■ **Exercise details**:
Nothing but the lines from the top of the data to the line holding "anchor=west] (agl) at" should be printed, word for word and both ends included; leave the pictures out.

■ **Dataset content**:
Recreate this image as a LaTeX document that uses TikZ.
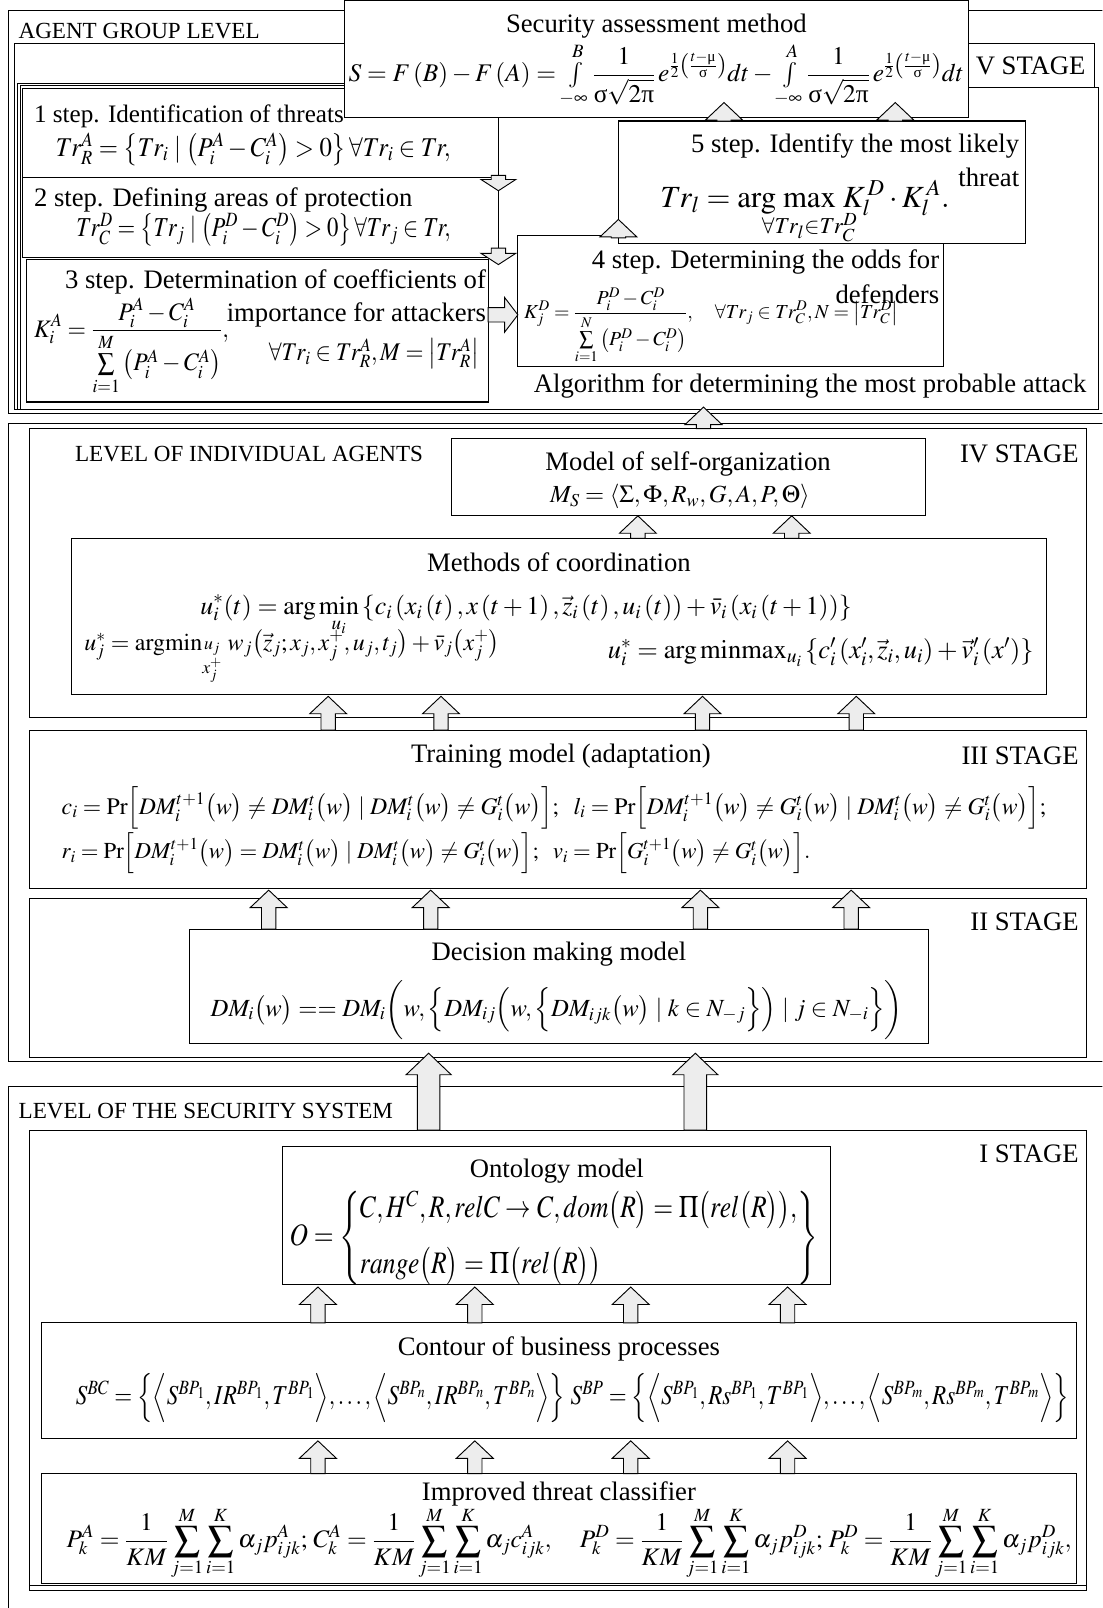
\documentclass[tikz,border=0pt]{standalone}
\usepackage{amsmath}
\usepackage{mathtools}
\usepackage{graphicx}
\usepackage{mathptmx}
\usepackage{fontspec}
\setmainfont{Liberation Serif}
\newcommand{\gsig}{\text{σ}}
\newcommand{\gpi}{\text{π}}
\newcommand{\gmu}{\text{μ}}
\newcommand{\fw}[2]{\resizebox{#1pt}{!}{#2}}
\newcommand{\fwh}[3]{\resizebox*{#1pt}{#2pt}{#3}}
\tikzset{
  frm/.style={line width=1pt},
  box/.style={draw, line width=1pt, fill=white, inner sep=0pt, outer sep=0pt, anchor=north west},
  lbl/.style={inner sep=0pt, font=\fontsize{22.5}{27}\selectfont},
  ttl/.style={inner sep=0pt, font=\fontsize{26}{31}\selectfont},
  stp/.style={inner sep=0pt, font=\fontsize{24.5}{29}\selectfont},
  fml/.style={inner sep=0pt, font=\fontsize{24}{29}\selectfont},
  barrow/.style={draw, line width=0.9pt, fill=black!7, line join=miter},
}
% block arrows: x, ybase, ytip
\newcommand{\barup}[3]{\draw[barrow] ({#1-7},#2) -- ({#1-7},{#3+17}) -- ({#1-18},{#3+17}) -- (#1,#3) -- ({#1+18},{#3+17}) -- ({#1+7},{#3+17}) -- ({#1+7},#2) -- cycle;}
\newcommand{\bigup}[3]{\draw[barrow] ({#1-11},#2) -- ({#1-11},{#3+21}) -- ({#1-22},{#3+21}) -- (#1,#3) -- ({#1+22},{#3+21}) -- ({#1+11},{#3+21}) -- ({#1+11},#2) -- cycle;}
\newcommand{\bardown}[3]{\draw[barrow] ({#1-7},#2) -- ({#1-7},{#3-11}) -- ({#1-17},{#3-11}) -- (#1,#3) -- ({#1+17},{#3-11}) -- ({#1+7},{#3-11}) -- ({#1+7},#2) -- cycle;}
\newcommand{\barright}[3]{\draw[barrow] (#2,{#1-7}) -- ({#3-13},{#1-7}) -- ({#3-13},{#1-17}) -- (#3,#1) -- ({#3-13},{#1+17}) -- ({#3-13},{#1+7}) -- (#2,{#1+7}) -- cycle;}
\begin{document}
\begin{tikzpicture}[x=1pt,y=-1pt]
\useasboundingbox (0,0) rectangle (1075,1568);
\fill[white] (0,0) rectangle (1075,1568);
\clip (0,0) rectangle (1075,1568);

%================ AGENT GROUP LEVEL =================
\draw[frm] (1100,10) -- (8,10) -- (8,403) -- (1100,403);
\draw[frm] (14,399) -- (14,42) -- (1067,42) -- (1067,85);
\draw[frm] (17,399) -- (17,81) -- (944,81);
\draw[frm] (944,85) -- (1071,85) -- (1071,399) -- (14,399);
\draw[line width=0.8pt] (19.5,399) -- (19.5,83.5) -- (944,83.5);
\node[lbl, anchor=west] (agl) at (18,30) {AGENT GROUP LEVEL};

% steps
\node[box, minimum width=464pt, minimum height=87pt] (st1) at (22,86) {};
\node[box, minimum width=464pt, minimum height=78pt] (st2) at (22,173) {};
\node[box, minimum width=450pt, minimum height=139pt] (st3) at (26,253) {};
\node[box, minimum width=415pt, minimum height=127pt] (st4) at (505,230) {};
\node[box, minimum width=397pt, minimum height=119pt] (st5) at (603,118) {};
\node[box, minimum width=608pt, minimum height=115pt] (sec) at (336,0) {};
\node[box, minimum width=123pt, minimum height=43pt] (vst) at (944,42) {};

\node[ttl] (sect) at (640,25) {Security assessment method};
\node[fml] (secf) at (640,73) {\fw{600}{$S = F\left(B\right) - F\left(A\right) = \textstyle\int\limits_{-\infty}^{B}\displaystyle \frac{1}{\gsig\sqrt{2\gpi}}\, e^{\frac{1}{2}\left(\frac{t-\gmu}{\gsig}\right)} dt - \textstyle\int\limits_{-\infty}^{A}\displaystyle \frac{1}{\gsig\sqrt{2\gpi}}\, e^{\frac{1}{2}\left(\frac{t-\gmu}{\gsig}\right)} dt$}};
\node[ttl] (vstt) at (1005,64) {V STAGE};

\node[stp, anchor=west] (st1t) at (33,113) {1 step. Identification of threats};
\node[fml] (st1f) at (247,146) {\fwh{385}{32}{$Tr_R^A = \left\{Tr_i \mid \left(P_i^A - C_i^A\right) > 0\right\} \forall Tr_i \in Tr,$}};
\node[ttl, anchor=west] (st2t) at (33,195) {2 step. Defining areas of protection};
\node[fml] (st2f) at (257,224) {\fwh{365}{32}{$Tr_C^D = \left\{Tr_j \mid \left(P_i^D - C_i^D\right) > 0\right\} \forall Tr_j \in Tr,$}};
\node[ttl, anchor=east] (st3t) at (474,275) {3 step. Determination of coefficients of};
\node[ttl, anchor=east] (st3u) at (474,307) {importance for attackers};
\node[fml, anchor=west] (st3f) at (33,338) {\fwh{190}{94}{$\displaystyle K_i^A = \frac{P_i^A - C_i^A}{\sum\limits_{i=1}^{M}\left(P_i^A - C_i^A\right)},$}};
\node[fml, anchor=west] (st3g) at (262,345) {\fwh{205}{30}{$\forall Tr_i \in Tr_R^A, M = \left|Tr_R^A\right|$}};
\node[ttl, anchor=east] (st4t) at (916,255) {4 step. Determining the odds for};
\node[ttl, anchor=east] (st4u) at (916,287) {defenders};
\node[fml, anchor=west] (st4f) at (511,318) {\fw{365}{$\displaystyle K_j^D = \frac{P_i^D - C_i^D}{\sum\limits_{i=1}^{N}\left(P_i^D - C_i^D\right)},\quad \forall Tr_j \in Tr_C^D, N = \left|Tr_C^D\right|$}};
\node[ttl, anchor=east] (st5t) at (994,142) {5 step. Identify the most likely};
\node[ttl, anchor=east] (st5u) at (994,173) {threat};
\node[fml] (st5f) at (785,207) {\fw{282}{$\displaystyle Tr_l = \mathrm{arg}\,\max_{\mathclap{\forall Tr_l \in Tr_C^D}}\, K_l^{\,D} \cdot K_l^{\,A}.$}};
\node[ttl] (alg) at (790,376) {Algorithm for determining the most probable attack};

% connectors (top group)
\draw[line width=1pt] (sec.south -| st1.east) -- (st3.north -| st1.east);
\bardown{486}{171}{186}
\bardown{486}{242}{258}
\barright{307}{476}{505}
\barup{603}{232}{214}
\barup{706}{118}{100}
\barup{873}{118}{100}

%================ LEVEL OF INDIVIDUAL AGENTS =================
\draw[frm] (1100,412.5) -- (8,412.5) -- (8,1035) -- (1100,1035);
\node[box, minimum width=1030pt, minimum height=282pt] (s4) at (29,418) {};
\node[box, minimum width=1030pt, minimum height=154pt] (s3) at (29,712) {};
\node[box, minimum width=1030pt, minimum height=155pt] (s2) at (29,876) {};
\node[box, minimum width=462pt, minimum height=75pt] (mso) at (440,428) {};
\node[box, minimum width=950pt, minimum height=152pt] (mco) at (70,525) {};
\node[box, minimum width=720pt, minimum height=112pt] (dmm) at (185,906) {};

\node[lbl, anchor=west] (lia) at (73,443) {LEVEL OF INDIVIDUAL AGENTS};
\node[ttl, anchor=east] (s4t) at (1052,443) {IV STAGE};
\node[ttl] (msot) at (671,452) {Model of self-organization};
\node[fml] (msof) at (663,484) {\fw{253}{$M_S = \left\langle \Sigma, \Phi, R_w, G, A, P, \Theta\right\rangle$}};
\node[ttl] (mcot) at (545,548) {Methods of coordination};
\node[fml] (mcof) at (513,600) {\fw{635}{$\displaystyle u_i^*(t) = \arg\min_{u_i} \left\{ c_i\left(x_i\left(t\right), x\left(t+1\right), \vec z_i\left(t\right), u_i\left(t\right)\right) + \bar v_i\left(x_i\left(t+1\right)\right)\right\}$}};
\node[fml, anchor=west] (mcog) at (82,640) {\fw{405}{$u_j^* = \mathrm{argmin}_{\substack{u_j\\ x_j^+}}\; w_j\bigl(\vec z_j; x_j, x_j^+, u_j, t_j\bigr) + \bar v_j\bigl(x_j^+\bigr)$}};
\node[fml, anchor=east] (mcoh) at (1008,636) {\fw{415}{$u_i^* = \arg\mathrm{minmax}_{u_i}\left\{c_i'\left(x_i', \vec z_i, u_i\right) + \vec v_i'\left(x'\right)\right\}$}};

\node[ttl] (s3t) at (547,737) {Training model (adaptation)};
\node[ttl, anchor=east] (s3s) at (1052,737) {III STAGE};
\node[fml, anchor=west] (trf1) at (60,788) {\fw{960}{$c_i = \Pr\Bigl[DM_i^{t+1}\bigl(w\bigr) \neq DM_i^t\bigl(w\bigr) \mid DM_i^t\bigl(w\bigr) \neq G_i^t\bigl(w\bigr)\Bigr];\ \ l_i = \Pr\Bigl[DM_i^{t+1}\bigl(w\bigr) \neq G_i^t\bigl(w\bigr) \mid DM_i^t\bigl(w\bigr) \neq G_i^t\bigl(w\bigr)\Bigr];$}};
\node[fml, anchor=west] (trf2) at (60,832) {\fw{730}{$r_i = \Pr\Bigl[DM_i^{t+1}\bigl(w\bigr) = DM_i^t\bigl(w\bigr) \mid DM_i^t\bigl(w\bigr) \neq G_i^t\bigl(w\bigr)\Bigr];\ \ v_i = \Pr\Bigl[G_i^{t+1}\bigl(w\bigr) \neq G_i^t\bigl(w\bigr)\Bigr].$}};

\node[ttl, anchor=east] (s2s) at (1052,899) {II STAGE};
\node[ttl] (dmmt) at (545,930) {Decision making model};
\node[fml] (dmmf) at (543,985) {\fw{675}{$DM_i\bigl(w\bigr) == DM_i\biggl(w, \Bigl\{DM_{ij}\Bigl(w, \Bigl\{DM_{ijk}\bigl(w\bigr) \mid k \in N_{-j}\Bigr\}\Bigr) \mid j \in N_{-i}\Bigr\}\biggr)$}};

% arrows (middle)
\barup{686}{418}{397}
\barup{622}{525}{503}
\barup{772}{525}{503}
\barup{320}{712}{679}
\barup{430}{712}{679}
\barup{685}{712}{679}
\barup{835}{712}{679}
\barup{262}{906}{868}
\barup{420}{906}{868}
\barup{683}{906}{868}
\barup{830}{906}{868}

%================ LEVEL OF THE SECURITY SYSTEM =================
\draw[frm] (1100,1059) -- (8,1059) -- (8,1600);
\node[box, minimum width=1030pt, minimum height=449pt] (s1) at (29,1102) {};
\draw[frm] (29,1546) -- (1059,1546);
\node[box, minimum width=535pt, minimum height=135pt] (ont) at (275,1118) {};
\node[box, minimum width=1010pt, minimum height=113pt] (bpc) at (40,1290) {};
\node[box, minimum width=1010pt, minimum height=107pt] (itc) at (40,1437) {};

\node[lbl, anchor=west] (lss) at (18,1083) {LEVEL OF THE SECURITY SYSTEM};
\node[ttl, anchor=east] (s1s) at (1052,1125) {I STAGE};
\node[ttl] (ontt) at (543,1142) {Ontology model};
\node[fml] (ontf) at (540,1207) {\fwh{515}{92}{$O = \left\{\begin{array}{@{}l@{}} C, H^C, R, relC \to C, dom\bigl(R\bigr) = \Pi\bigl(rel\bigl(R\bigr)\bigr), \\[14pt] range\bigl(R\bigr) = \Pi\bigl(rel\bigl(R\bigr)\bigr) \end{array}\right\}$}};
\node[ttl] (bpct) at (545,1315) {Contour of business processes};
\node[fml] (bpcf) at (558,1363) {\fwh{968}{48}{$S^{BC} = \Bigl\{\Bigl\langle S^{BP_1}, IR^{BP_1}, T^{BP_1}\Bigr\rangle, \ldots, \Bigl\langle S^{BP_n}, IR^{BP_n}, T^{BP_n}\Bigr\rangle\Bigr\}\ S^{BP} = \Bigl\{\Bigl\langle S^{BP_1}, Rs^{BP_1}, T^{BP_1}\Bigr\rangle, \ldots, \Bigl\langle S^{BP_m}, Rs^{BP_m}, T^{BP_m}\Bigr\rangle\Bigr\}$}};
\node[ttl] (itct) at (545,1457) {Improved threat classifier};
\node[fml] (itcf) at (555,1505) {\fwh{980}{72}{$\displaystyle P_k^A = \frac{1}{KM}\sum_{j=1}^{M}\sum_{i=1}^{K}\alpha_j p_{ijk}^A;\, C_k^A = \frac{1}{KM}\sum_{j=1}^{M}\sum_{i=1}^{K}\alpha_j c_{ijk}^A,\quad P_k^D = \frac{1}{KM}\sum_{j=1}^{M}\sum_{i=1}^{K}\alpha_j p_{ijk}^D;\, P_k^D = \frac{1}{KM}\sum_{j=1}^{M}\sum_{i=1}^{K}\alpha_j p_{ijk}^D,$}};

% arrows (bottom)
\bigup{418}{1102}{1027}
\bigup{678}{1102}{1027}
\barup{310}{1290}{1255}
\barup{463}{1290}{1255}
\barup{615}{1290}{1255}
\barup{768}{1290}{1255}
\barup{310}{1437}{1405}
\barup{463}{1437}{1405}
\barup{615}{1437}{1405}
\barup{768}{1437}{1405}
\end{tikzpicture}
\end{document}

■ **Response to the task**:
Recreate this image as a LaTeX document that uses TikZ.
\documentclass[tikz,border=0pt]{standalone}
\usepackage{amsmath}
\usepackage{mathtools}
\usepackage{graphicx}
\usepackage{mathptmx}
\usepackage{fontspec}
\setmainfont{Liberation Serif}
\newcommand{\gsig}{\text{σ}}
\newcommand{\gpi}{\text{π}}
\newcommand{\gmu}{\text{μ}}
\newcommand{\fw}[2]{\resizebox{#1pt}{!}{#2}}
\newcommand{\fwh}[3]{\resizebox*{#1pt}{#2pt}{#3}}
\tikzset{
  frm/.style={line width=1pt},
  box/.style={draw, line width=1pt, fill=white, inner sep=0pt, outer sep=0pt, anchor=north west},
  lbl/.style={inner sep=0pt, font=\fontsize{22.5}{27}\selectfont},
  ttl/.style={inner sep=0pt, font=\fontsize{26}{31}\selectfont},
  stp/.style={inner sep=0pt, font=\fontsize{24.5}{29}\selectfont},
  fml/.style={inner sep=0pt, font=\fontsize{24}{29}\selectfont},
  barrow/.style={draw, line width=0.9pt, fill=black!7, line join=miter},
}
% block arrows: x, ybase, ytip
\newcommand{\barup}[3]{\draw[barrow] ({#1-7},#2) -- ({#1-7},{#3+17}) -- ({#1-18},{#3+17}) -- (#1,#3) -- ({#1+18},{#3+17}) -- ({#1+7},{#3+17}) -- ({#1+7},#2) -- cycle;}
\newcommand{\bigup}[3]{\draw[barrow] ({#1-11},#2) -- ({#1-11},{#3+21}) -- ({#1-22},{#3+21}) -- (#1,#3) -- ({#1+22},{#3+21}) -- ({#1+11},{#3+21}) -- ({#1+11},#2) -- cycle;}
\newcommand{\bardown}[3]{\draw[barrow] ({#1-7},#2) -- ({#1-7},{#3-11}) -- ({#1-17},{#3-11}) -- (#1,#3) -- ({#1+17},{#3-11}) -- ({#1+7},{#3-11}) -- ({#1+7},#2) -- cycle;}
\newcommand{\barright}[3]{\draw[barrow] (#2,{#1-7}) -- ({#3-13},{#1-7}) -- ({#3-13},{#1-17}) -- (#3,#1) -- ({#3-13},{#1+17}) -- ({#3-13},{#1+7}) -- (#2,{#1+7}) -- cycle;}
\begin{document}
\begin{tikzpicture}[x=1pt,y=-1pt]
\useasboundingbox (0,0) rectangle (1075,1568);
\fill[white] (0,0) rectangle (1075,1568);
\clip (0,0) rectangle (1075,1568);

%================ AGENT GROUP LEVEL =================
\draw[frm] (1100,10) -- (8,10) -- (8,403) -- (1100,403);
\draw[frm] (14,399) -- (14,42) -- (1067,42) -- (1067,85);
\draw[frm] (17,399) -- (17,81) -- (944,81);
\draw[frm] (944,85) -- (1071,85) -- (1071,399) -- (14,399);
\draw[line width=0.8pt] (19.5,399) -- (19.5,83.5) -- (944,83.5);
\node[lbl, anchor=west] (agl) at (18,30) {AGENT GROUP LEVEL};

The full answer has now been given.